Have you discovered such portals in your life, in your creative pursuit?

mining the journals

so it has been said that… “90% of the iceberg sits below the water.”

I do think that a good portion of who we are is sitting below the surface, unexamined.  A journal is an opportunity to put your toe into the deep water…a place to explore yourself and to write freely, so long as you feel safe…that no one is going to discover your journal and share it with “the world.”

Do I intend that my journal be shared?  Sometimes?  Or never?  Within its pages, I show my humanness and vulnerability.  It is in these vulnerables places that I connect with myself on a deeper level.  And if I choose, with another.

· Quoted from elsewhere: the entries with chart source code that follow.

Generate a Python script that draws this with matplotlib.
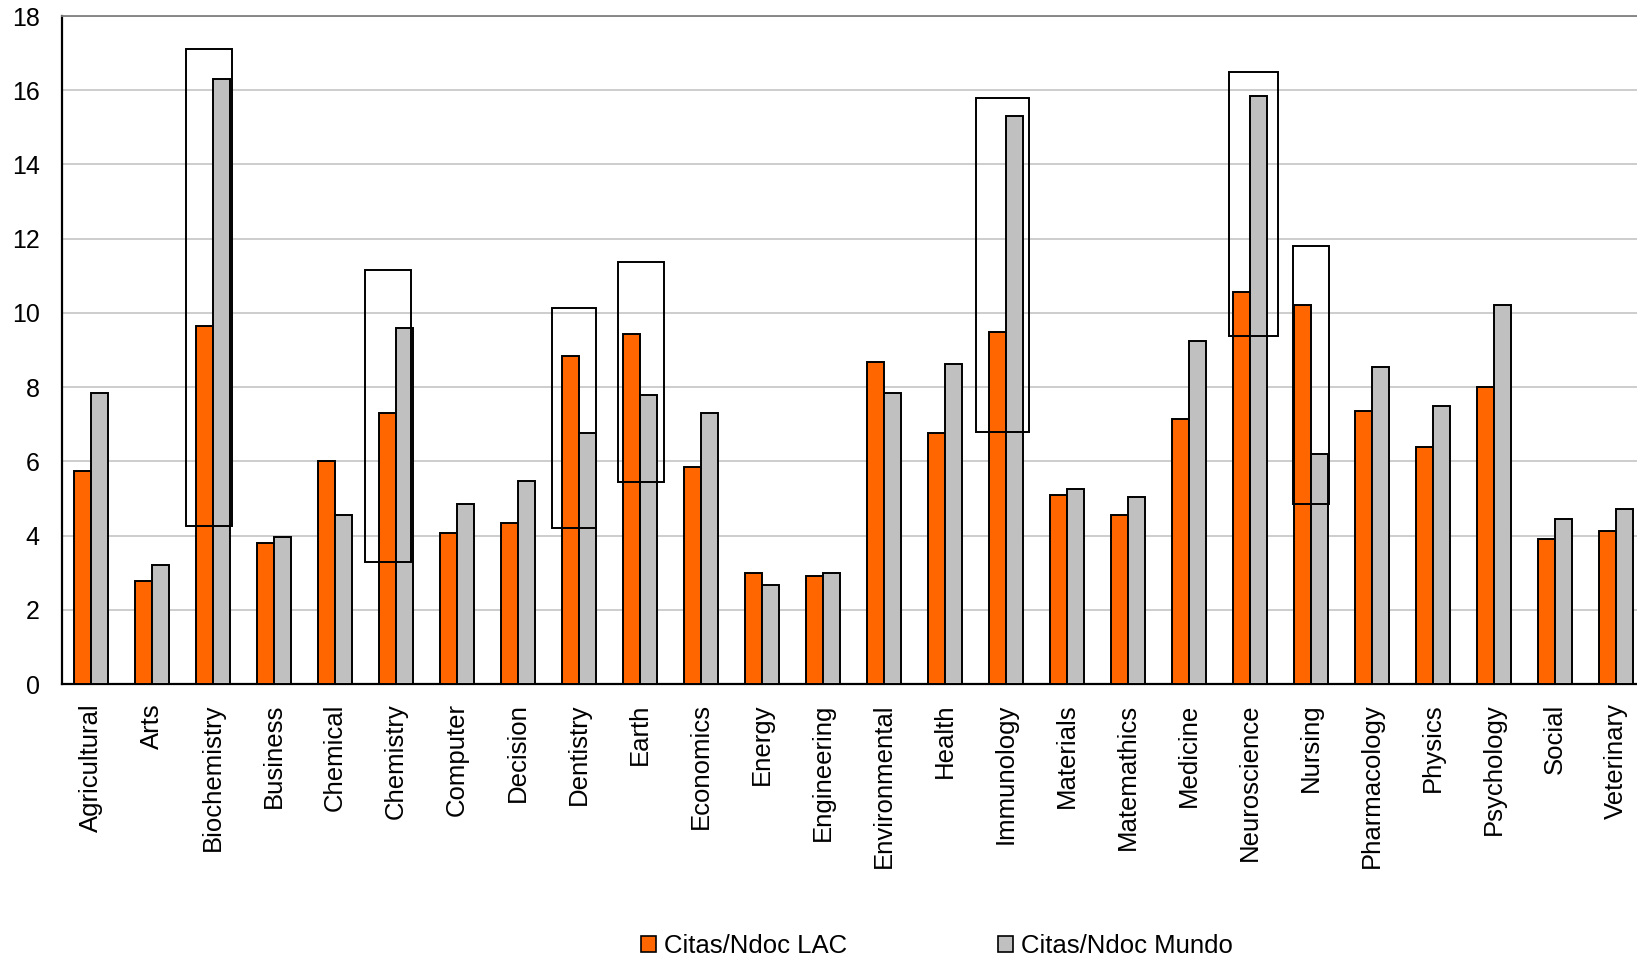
import matplotlib
matplotlib.use("Agg")
import matplotlib.pyplot as plt
from matplotlib.patches import Rectangle, Patch
import numpy as np

plt.rcParams['font.family'] = ['Liberation Sans', 'DejaVu Sans']

categories = ["Agricultural", "Arts", "Biochemistry", "Business", "Chemical", "Chemistry",
              "Computer", "Decision", "Dentistry", "Earth", "Economics", "Energy",
              "Engineering", "Environmental", "Health", "Immunology", "Materials",
              "Matemathics", "Medicine", "Neuroscience", "Nursing", "Pharmacology",
              "Physics", "Psychology", "Social", "Veterinary"]
lac = [5.73, 2.78, 9.66, 3.79, 6.01, 7.30, 4.07, 4.33, 8.85, 9.44, 5.84, 2.98,
       2.92, 8.68, 6.77, 9.49, 5.08, 4.55, 7.13, 10.56, 10.20, 7.36, 6.38, 8.00,
       3.90, 4.13]
mundo = [7.84, 3.20, 16.29, 3.96, 4.55, 9.60, 4.86, 5.48, 6.77, 7.78, 7.30, 2.67,
         2.98, 7.84, 8.62, 15.31, 5.25, 5.03, 9.24, 15.84, 6.21, 8.54, 7.50, 10.20,
         4.44, 4.72]
series_names = ["Citas/Ndoc LAC", "Citas/Ndoc Mundo"]
yticks = [0, 2, 4, 6, 8, 10, 12, 14, 16, 18]

# highlight boxes: category, left offset, right offset, bottom value, top value
hl_cats = ["Biochemistry", "Chemistry", "Dentistry", "Earth", "Immunology", "Neuroscience", "Nursing"]
hl_left = [-0.44, -0.50, -0.44, -0.36, -0.49, -0.34, -0.29]
hl_right = [0.32, 0.24, 0.28, 0.39, 0.38, 0.46, 0.29]
hl_bottom = [4.27, 3.29, 4.21, 5.45, 6.80, 9.38, 4.86]
hl_top = [17.11, 11.15, 10.14, 11.38, 15.79, 16.50, 11.80]

ORANGE = "#FF6600"
GRAY = "#C0C0C0"

fig = plt.figure(figsize=(16.37, 9.59), dpi=100)
ax = fig.add_axes([62 / 1637, 275 / 959, 1584.5 / 1637, 668 / 959])

x = np.arange(len(categories))
w = 0.285
ax.bar(x - w / 2, lac, width=w, color=ORANGE, edgecolor="black", linewidth=1.4, zorder=3)
ax.bar(x + w / 2, mundo, width=w, color=GRAY, edgecolor="black", linewidth=1.4, zorder=3)

for c, l, r, b, t in zip(hl_cats, hl_left, hl_right, hl_bottom, hl_top):
    i = categories.index(c)
    ax.add_patch(Rectangle((i + l, b), r - l, t - b, fill=False, edgecolor="black",
                           linewidth=1.4, zorder=4))

ax.set_xlim(-0.475, 25.5)
ax.set_ylim(0, 18)
ax.set_yticks(yticks)
ax.set_yticklabels([str(v) for v in yticks], fontsize=18)
ax.set_xticks(x)
ax.set_xticklabels(categories, rotation=90, fontsize=18.5, va="top", ha="center")
ax.tick_params(axis="x", length=0, pad=14)
ax.tick_params(axis="y", length=0, pad=16)
ax.yaxis.grid(True, color="#C0C0C0", linewidth=1.1, zorder=0)
ax.set_axisbelow(True)
ax.spines["left"].set_color("black")
ax.spines["left"].set_linewidth(1.6)
ax.spines["bottom"].set_color("black")
ax.spines["bottom"].set_linewidth(1.6)
ax.spines["top"].set_color("#808080")
ax.spines["top"].set_linewidth(1.3)
ax.spines["right"].set_visible(False)

handles = [Patch(facecolor=ORANGE, edgecolor="black", linewidth=1.2),
           Patch(facecolor=GRAY, edgecolor="black", linewidth=1.2)]
fig.legend(handles, series_names, loc="center", bbox_to_anchor=(937 / 1637, 13 / 959),
           ncol=2, frameon=False, fontsize=18.5, handlelength=0.57, handleheight=0.6,
           handletextpad=0.3, columnspacing=5.9, borderpad=0, borderaxespad=0)

fig.savefig("out.png", dpi=100)
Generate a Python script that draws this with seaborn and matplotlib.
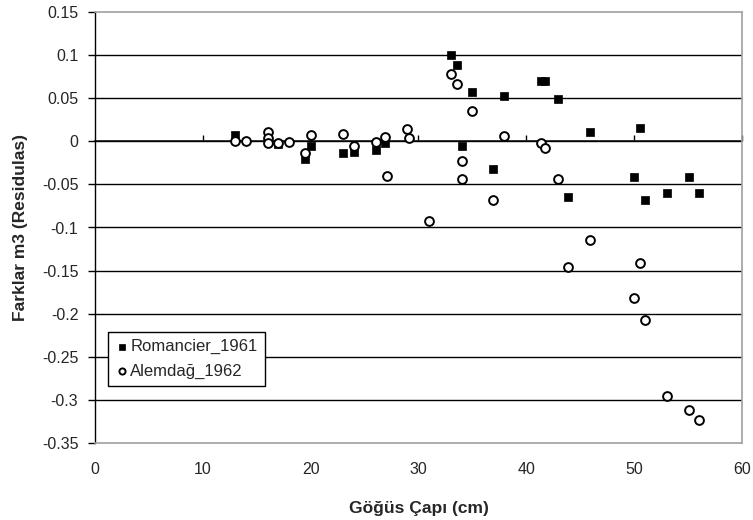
import numpy as np
import pandas as pd
import matplotlib
matplotlib.use("Agg")
import matplotlib.pyplot as plt
import seaborn as sns

# Romancier_1961 (kare, dolu)
rom_x = [13, 17, 19.5, 20, 23, 24, 26.1, 26.9, 33.0, 33.6, 34.0, 35.0, 36.9, 37.9,
         41.4, 41.7, 42.9, 43.9, 45.9, 50.0, 50.5, 51.0, 53.0, 55.1, 56.0]
rom_y = [0.007, -0.003, -0.021, -0.005, -0.014, -0.012, -0.010, -0.002, 0.100, 0.088,
         -0.005, 0.057, -0.032, 0.053, 0.070, 0.070, 0.049, -0.065, 0.011, -0.041,
         0.015, -0.068, -0.060, -0.041, -0.060]

# Alemdağ_1962 (daire, boş)
ale_x = [13, 14, 16, 16, 16, 17, 18, 19.5, 20, 23, 24, 26.1, 26.9, 27.1, 28.9, 29.1,
         31.0, 33.0, 33.6, 34.0, 34.0, 35.0, 36.9, 37.9, 41.4, 41.7, 42.9, 43.9,
         45.9, 50.0, 50.5, 51.0, 53.0, 55.1, 56.0]
ale_y = [0.0, 0.0, 0.011, 0.004, -0.002, -0.002, -0.001, -0.014, 0.007, 0.008, -0.006,
         -0.001, 0.005, -0.040, 0.014, 0.004, -0.093, 0.078, 0.067, -0.023, -0.044,
         0.035, -0.068, 0.006, -0.002, -0.008, -0.044, -0.146, -0.114, -0.182,
         -0.141, -0.207, -0.296, -0.312, -0.323]

x_ticks = [0, 10, 20, 30, 40, 50, 60]
y_ticks = [0.15, 0.1, 0.05, 0, -0.05, -0.1, -0.15, -0.2, -0.25, -0.3, -0.35]
y_labels = ["0.15", "0.1", "0.05", "0", "-0.05", "-0.1", "-0.15", "-0.2", "-0.25", "-0.3", "-0.35"]

sns.set_theme(style="white")
plt.rcParams['font.family'] = ['Liberation Sans', 'DejaVu Sans']

fig = plt.figure(figsize=(7.53, 5.2), dpi=100)
ax = fig.add_axes([95/753, 1 - 443/520, 647/753, 431/520])

# yatay ızgara çizgileri
for yv in y_ticks[1:-1]:
    ax.axhline(yv, color="black", lw=1.0, zorder=1)

df_rom = pd.DataFrame({"x": rom_x, "y": rom_y})
df_ale = pd.DataFrame({"x": ale_x, "y": ale_y})
sns.scatterplot(data=df_rom, x="x", y="y", ax=ax, marker="s", s=38, color="black",
                edgecolor="black", linewidth=0.5, label="Romancier_1961", zorder=3)
sns.scatterplot(data=df_ale, x="x", y="y", ax=ax, marker="o", s=40, facecolor="white",
                edgecolor="black", linewidth=1.4, label="Alemdağ_1962", zorder=4)

ax.set_xlim(0, 60)
ax.set_ylim(-0.35, 0.15)
ax.set_xticks(x_ticks)
ax.set_xticklabels([str(v) for v in x_ticks], fontsize=11.5)
ax.set_yticks(y_ticks)
ax.set_yticklabels(y_labels, fontsize=11.5)
ax.tick_params(axis="x", length=0, pad=14)
ax.tick_params(axis="y", length=5, width=1, direction="out", color="black", pad=7, left=True)

for side in ["top", "right", "bottom"]:
    ax.spines[side].set_color("#a0a0a0")
    ax.spines[side].set_linewidth(1.2)
ax.spines["left"].set_color("black")
ax.spines["left"].set_linewidth(1.0)

# y=0'da kesişen x ekseni ve tik işaretleri
sec = ax.secondary_xaxis(0.7)
sec.set_xticks(x_ticks[1:])
sec.set_xticklabels([])
sec.tick_params(axis="x", length=4, width=1, direction="out", color="black")
sec.spines["bottom"].set_color("black")
sec.spines["bottom"].set_linewidth(1.0)

ax.set_xlabel("Göğüs Çapı (cm)", fontsize=12.5, fontweight="bold", labelpad=17)
ax.set_ylabel("Farklar m3 (Residulas)", fontsize=12.5, fontweight="bold", labelpad=10)

leg = ax.legend(loc="lower left", bbox_to_anchor=(0.02, 0.132), fontsize=12,
                frameon=True, fancybox=False, framealpha=1, edgecolor="black",
                handletextpad=0.1, handlelength=0.8, borderpad=0.45, labelspacing=0.55,
                markerscale=0.7, borderaxespad=0)
leg.get_frame().set_linewidth(1.0)

fig.savefig("out.png", dpi=100)
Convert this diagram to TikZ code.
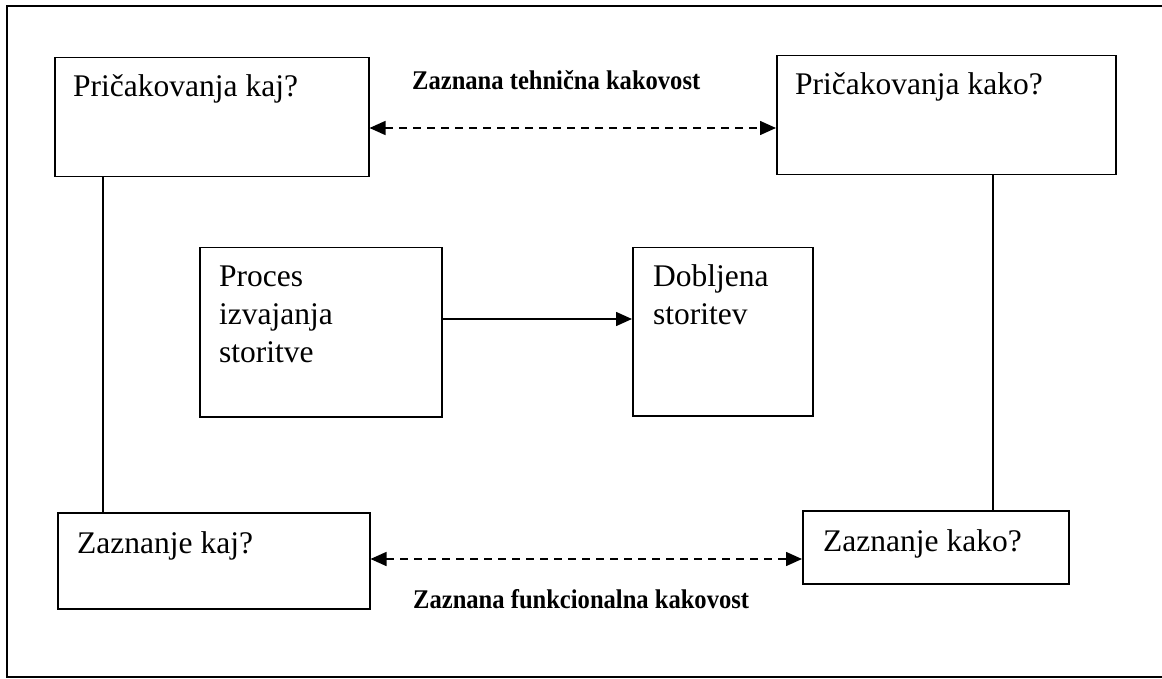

As I browse through a few of my earlier journals, I rediscover parts of myself–experiences, curiosities, confusions, illusions, poetry, painful places, the sci fi novel I started, unfinished short stories or complete essays waiting to be published.  I can revisit  whole periods of my life–what I felt, the choices that I made.  What about you?  Do you keep a journal?  Reviewing it, are you ever surprised by what you’ve written?

For me, a journal has been many things…
–a place to express and clear an immediate feeling, catharsis.
–a way to find a path through a difficult experience or time.
–a place to describe something memorable.
–salvation in the written word.
–a place to practice writing.
–for wordplay.
–to write poetry.
–to process
–for describing something in detail, as in word paintings.
–a place to explore ideas.
–to write out dialogue.
–for laundry list writing.
–for an actual laundry or shopping list.
–exploring areas where growth is desired.
–designing the next step, visioning.
–writing a letter I won’t send
–a place for prayer
–or to offer a blessing
–a place for gratitude

What is your journal to you?

A journal can provide that safe space to write freely.  If I considered that someone, someday might be reading my journals, would I express so freely?  If my journals are written with an audience in mind, that’s different.

I wonder if most writers keep a journal…has there ever been a survey on this?

While, it is true that some of what I write about in my journals is fodder for writing that I choose to make public, most of it is for my eyes only.  I ask myself if I would want my daughters to read my journals.  I consider assigning a friend the task of disposing of my journals when I meet my demise?

Do you mine your journals, shelve them, box them, keep them under lock and key, burn them, share them?